Parents Television Council's Henson advises practical measures such as cutting the cord on all MTV programming ("there's nothing redemptive about it," she said) and removing televisions from bedrooms.

"Watch with your kids whenever possible," Henson said. "That way if they're exposed to (negative) messages in the shows that they're watching, at least you're there to provide a counterbalance. ... You can explain to them that what they're seeing is not true reality, but a manipulated reality."

In conjunction with its "Real to Me" survey results, the Girl Scout Research Council published a "Tips for Parents" primer. General topical categories in the tip sheet include things like encouraging your daughter to look beyond the mirror ("Compliment her on her talents and praise her for her values or willingness to try new things. Encourage her to pursue interests that are not based on improving her looks"), and creating alternatives for the entire family ("You can even think about ways you can use what you see on TV to get the family interested in other things. For instance: Try out a recipe seen on a cooking program").
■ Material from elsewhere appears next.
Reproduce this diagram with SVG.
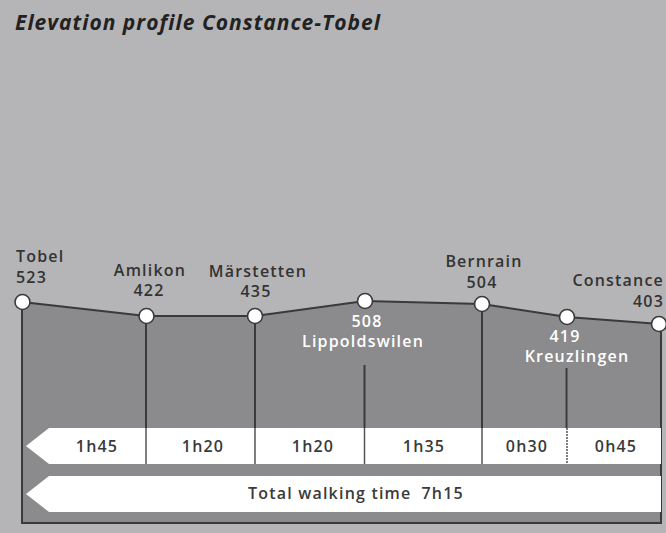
<svg xmlns="http://www.w3.org/2000/svg" width="666" height="533" viewBox="0 0 666 533">
<style>
.lbl{font-family:"Open Sans","Liberation Sans",sans-serif;font-weight:600;font-size:16px;letter-spacing:1.2px;fill:#333;text-anchor:middle}
.wl{fill:#fff}
.tm{font-family:"Open Sans","Liberation Sans",sans-serif;font-weight:600;font-size:16px;letter-spacing:1.2px;fill:#3a3a3a;text-anchor:middle}
.pt{fill:#fff;stroke:#3a3a3a;stroke-width:1.6}
.vl{stroke:#3a3a3a;stroke-width:2;fill:none}
.sep{stroke:#555;stroke-width:1.5}
.box{fill:#fff}
</style>
<rect x="0" y="0" width="666" height="533" fill="#b5b5b7"/>
<text x="15" y="30" font-family="Open Sans, Liberation Sans, sans-serif" font-weight="700" font-style="italic" font-size="21" letter-spacing="1" fill="#222">Elevation profile Constance-Tobel</text>
<g id="profile">
<polygon points="22,302 146,316 255,316 365,301 482,304 567,317 660,324 661,523 22,523" fill="#8b8b8d"/>
<polyline points="22,302 146,316 255,316 365,301 482,304 567,317 660,324" fill="none" stroke="#3a3a3a" stroke-width="2"/>
<polyline points="22,302 22,523 661,523 661,324" class="vl"/>
</g>
<g id="connectors">
<line x1="146" y1="316" x2="146" y2="464" class="vl"/>
<line x1="255" y1="316" x2="255" y2="464" class="vl"/>
<line x1="364.5" y1="365" x2="364.5" y2="428" class="vl"/>
<line x1="482" y1="304" x2="482" y2="464" class="vl"/>
<line x1="566.5" y1="368" x2="566.5" y2="428" class="vl"/>
</g>
<g id="times">
<polygon class="box" points="49,428 661,428 661,464 49,464 26,446"/>
<line x1="146" y1="428" x2="146" y2="464" class="sep"/>
<line x1="255" y1="428" x2="255" y2="464" class="sep"/>
<line x1="364.5" y1="428" x2="364.5" y2="464" class="sep"/>
<line x1="482" y1="428" x2="482" y2="464" class="sep"/>
<line x1="567" y1="428" x2="567" y2="464" class="sep" stroke-dasharray="2,1"/>
<text class="tm" x="97" y="452">1h45</text>
<text class="tm" x="203" y="452">1h20</text>
<text class="tm" x="313" y="452">1h20</text>
<text class="tm" x="424" y="452">1h35</text>
<text class="tm" x="527" y="452">0h30</text>
<text class="tm" x="616" y="452">0h45</text>
</g>
<g id="total">
<polygon class="box" points="49,476 661,476 661,512 49,512 26,494"/>
<text class="tm" x="248" y="499" style="text-anchor:start">Total walking time<tspan dx="10">7h15</tspan></text>
</g>
<g id="tobel"><circle class="pt" cx="22.5" cy="302" r="7.5"/><text class="lbl" x="16" y="262" style="text-anchor:start">Tobel</text><text class="lbl" x="16" y="283" style="text-anchor:start">523</text></g>
<g id="amlikon"><circle class="pt" cx="146.5" cy="316" r="7.5"/><text class="lbl" x="150" y="276">Amlikon</text><text class="lbl" x="149" y="296">422</text></g>
<g id="marstetten"><circle class="pt" cx="255" cy="316" r="7.5"/><text class="lbl" x="258" y="277">Märstetten</text><text class="lbl" x="256" y="297">435</text></g>
<g id="lippoldswilen"><circle class="pt" cx="365" cy="301" r="7.5"/><text class="lbl wl" x="367" y="327">508</text><text class="lbl wl" x="363" y="347">Lippoldswilen</text></g>
<g id="bernrain"><circle class="pt" cx="482" cy="304" r="7.5"/><text class="lbl" x="484" y="267">Bernrain</text><text class="lbl" x="482" y="288">504</text></g>
<g id="kreuzlingen"><circle class="pt" cx="567" cy="317" r="7.5"/><text class="lbl wl" x="565" y="342">419</text><text class="lbl wl" x="577" y="362">Kreuzlingen</text></g>
<g id="constance"><circle class="pt" cx="659" cy="324" r="7.5"/><text class="lbl" x="664" y="286" style="text-anchor:end">Constance</text><text class="lbl" x="664" y="307" style="text-anchor:end">403</text></g>
</svg>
Pozner is quick to point out that instilling teens with enough media literacy to make sense of reality TV will yield benefits that extend decades into the future and include all forms of media they'll consume throughout their lives.

"The first step to becoming active media consumers is to be really critical — and that doesn't mean being negative," Pozner said. "That means asking questions (to) break the cycle of taking in images and then changing our consumer behavior or our ideological outlook without even realizing that we're doing it in response to media. ...

"I get mail all the time from teenagers and young adults saying that they have changed their (reality TV) viewership habits very thoroughly," Pozner said. "Some have said that they've stopped watching, but many of them said it's not that they stopped watching but that they just have the tools they need to deconstruct what is being sold to them and to think more critically about the media they engage with."